A fight between a small community and a proposed wind farm will reach the Supreme Court of Victoria this month in what residents have dubbed a "David and Goliath battle".

The People of the Small Town of Hawkesdale Incorporated, an association made up of about 25 community members, filed legal proceedings against Hawkesdale Wind Farm applicant Global Power Generation and state planning minister Richard Wynne in February to have the wind farm's planning permit revoked.

In court on May 24 and 25 they will argue the planning minister's decisions to amend GPG's planning permit in 2017 and extend it in November last year were not valid because GPG was not the "owner or occupier" of the land covered by the permit, in line with the requirements of the Planning and Environment Act.

GPG's permit would have expired on August 29 last year if not for the extension.

Association member John Bos said there were questions with the legality of the planning permit extensions.

"We put in an injunction to stop works until the court case," he said.

"We don't know where the judge will go with it but we're pretty confident.

"It's a technicality and they bludgeoned it through and we're going for it."

The community fears the development will restrain the town's future growth unless set back at least five kilometres from the town boundary, with plans showing the nearest turbine 1.6 kilometres away.

The current permit allows for 23 wind turbines, 180 metres in height, with the closest set about one kilometre from the nearest property.

Mr Bos said it was concerning that GPG had not been required to study the social and economic impacts its wind farm would have on the Hawkesdale community as part of its permit application process.

"I'm not anti-wind farms but I am against wind farms that are inappropriately located," he said.

"At one-or-so kilometres from the nearest town it's disgusting what they're doing.

"It will decimate the town because they're proposing to not allow people to build on land between 1.5 to two kilometres away.

"If you can't allow a town to build it will become static and people will start to move away.

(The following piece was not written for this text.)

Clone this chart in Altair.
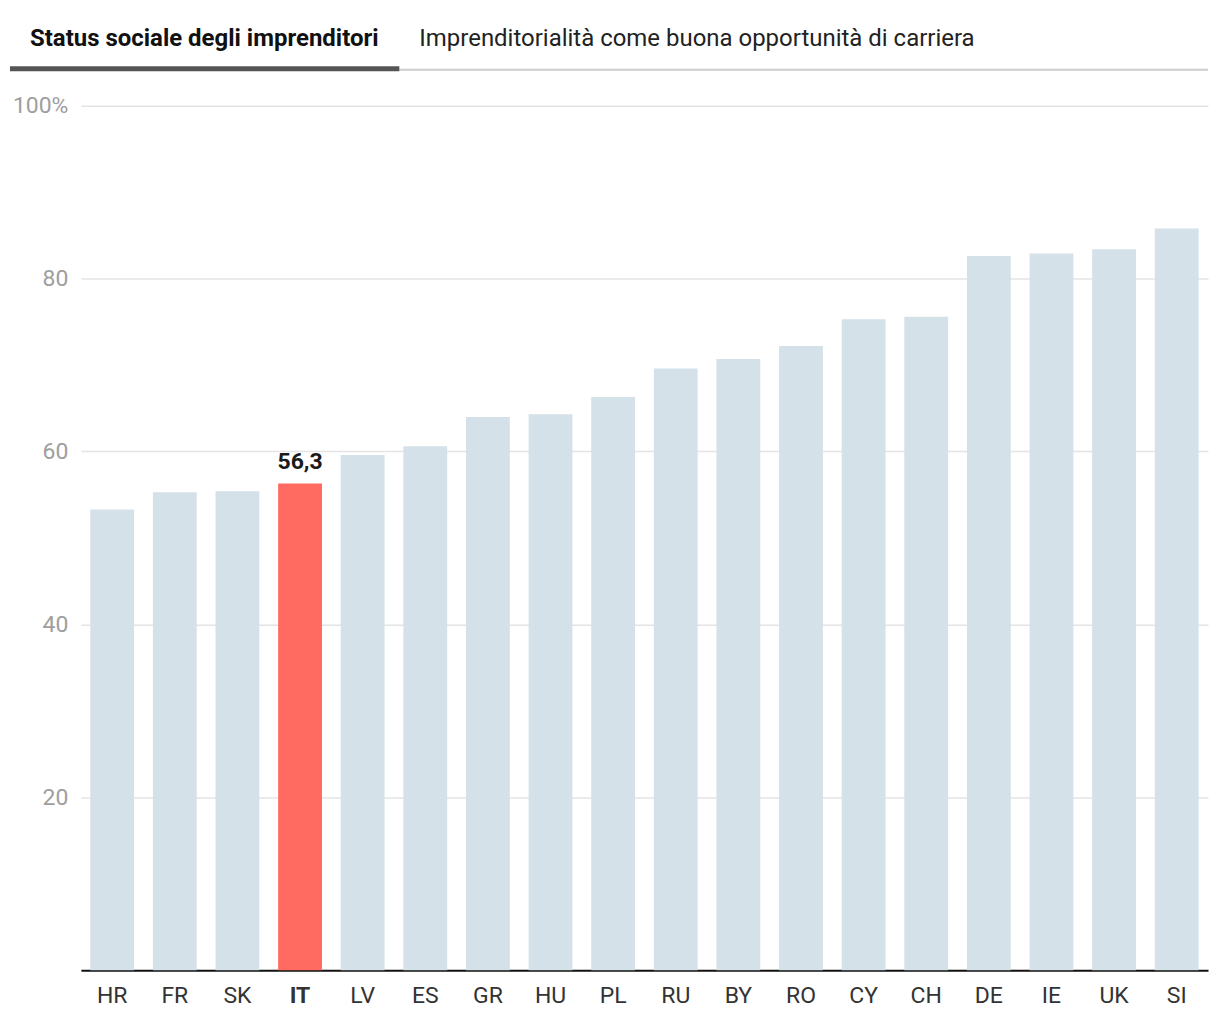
import altair as alt
import pandas as pd

countries = ["HR", "FR", "SK", "IT", "LV", "ES", "GR", "HU", "PL", "RU",
             "BY", "RO", "CY", "CH", "DE", "IE", "UK", "SI"]
values = [53.3, 55.3, 55.4, 56.3, 59.6, 60.6, 64.0, 64.3, 66.3, 69.6,
          70.7, 72.2, 75.3, 75.6, 82.6, 82.9, 83.4, 85.8]
highlight = "IT"
highlight_label = "56,3"
y_ticks = [20, 40, 60, 80, 100]
tab_active = "Status sociale degli imprenditori"
tab_inactive = "Imprenditorialità come buona opportunità di carriera"

df = pd.DataFrame({"country": countries, "value": values})
df["hl"] = df["country"] == highlight
df["label"] = [highlight_label if c == highlight else "" for c in countries]

FONT = "Roboto"

x_enc = alt.X(
    "country:N", sort=countries, title=None,
    scale=alt.Scale(paddingInner=0.3, paddingOuter=0.15),
    axis=alt.Axis(
        labelAngle=0, labelFontSize=23, labelColor="#333333", labelFont=FONT,
        labelPadding=14, ticks=False, domainColor="#111111", domainWidth=2,
        labelFontWeight=alt.ExprRef(f"datum.value == '{highlight}' ? 'bold' : 'normal'"),
    ),
)
y_enc = alt.Y(
    "value:Q", title=None,
    scale=alt.Scale(domain=[0, 100], nice=False),
    axis=alt.Axis(
        values=y_ticks, labelFontSize=23, labelColor="#9e9e9e", labelFont=FONT,
        labelPadding=13, ticks=False, domain=False, gridColor="#e4e4e4",
        gridWidth=1.5,
        labelExpr="datum.value == 100 ? '100%' : datum.label",
    ),
)

bars = alt.Chart(df).mark_bar().encode(
    x=x_enc, y=y_enc,
    color=alt.condition("datum.hl", alt.value("#ff6b61"), alt.value("#d4e1e8")),
)

labels = alt.Chart(df).transform_filter("datum.hl").mark_text(
    baseline="bottom", dy=-10, fontSize=23, fontWeight="bold", font=FONT, color="#1a1a1a"
).encode(x=alt.X("country:N", sort=countries), y="value:Q", text="label:N")

tab_df = pd.DataFrame({"t": [tab_active]})
tab1 = alt.Chart(tab_df).mark_text(
    align="left", baseline="middle", fontSize=24, fontWeight="bold", font=FONT, color="#111111"
).encode(x=alt.value(-51), y=alt.value(-67), text="t:N")

tab2_df = pd.DataFrame({"t": [tab_inactive]})
tab2 = alt.Chart(tab2_df).mark_text(
    align="left", baseline="middle", fontSize=24, font=FONT, color="#222222"
).encode(x=alt.value(339), y=alt.value(-67), text="t:N")

line_light = alt.Chart(tab_df).mark_rule(color="#cccccc", strokeWidth=2).encode(
    x=alt.value(319), x2=alt.value(1129), y=alt.value(-36)
)
line_dark = alt.Chart(tab_df).mark_rule(color="#555555", strokeWidth=5).encode(
    x=alt.value(-71), x2=alt.value(319), y=alt.value(-37)
)

chart = alt.layer(bars, labels, line_light, line_dark, tab1, tab2).properties(
    width=1129, height=866,
    autosize=alt.AutoSizeParams(type="none"),
    padding={"left": 73, "top": 97, "right": 4, "bottom": 45},
).configure(background="white", view=alt.ViewConfig(stroke=None))

chart.save("out.html", embed_options={"renderer": "svg", "actions": False})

"It will impact us socially and economically if no-one wants to come into town and invest.

"I'm only speculating but no-one has done a study to see what impact it could have on the town."

Moyne Shire mayor Daniel Meade said the council had not had any involvement with the court case.

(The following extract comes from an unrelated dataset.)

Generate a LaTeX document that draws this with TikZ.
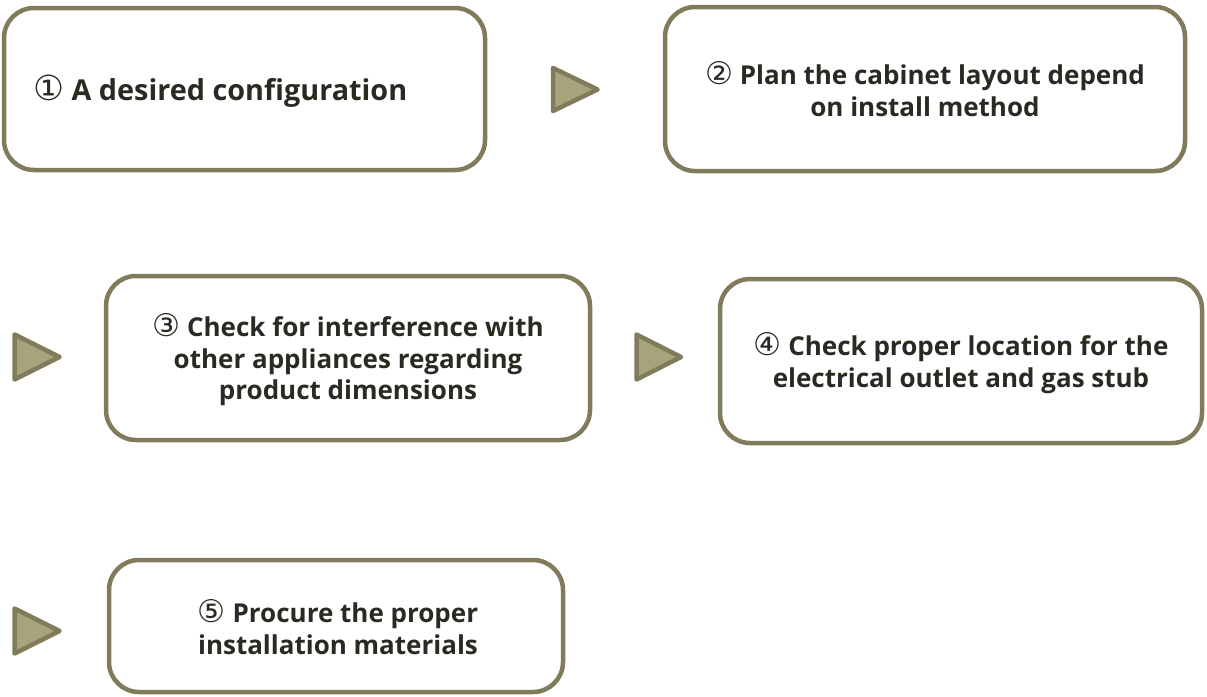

The council has completed independent noise testing at the proposed site, with results expected in the coming weeks.

"We have no involvement in the court and the state government is the issuer of the permit," Cr Meade said.

"We'd like to see the turbines pushed back further from the township of Hawkesdale for sure and we've got concerns about the potential for cumulative impact.

"We wrote an advocacy letter expressing this to Minister Wynne and the company, both with replies saying we were basically too late."

A spokeswoman from Planning Minister Richard Wynne's office said it would be inappropriate to comment with the matter before the courts.

Proponent GPG was contacted for comment.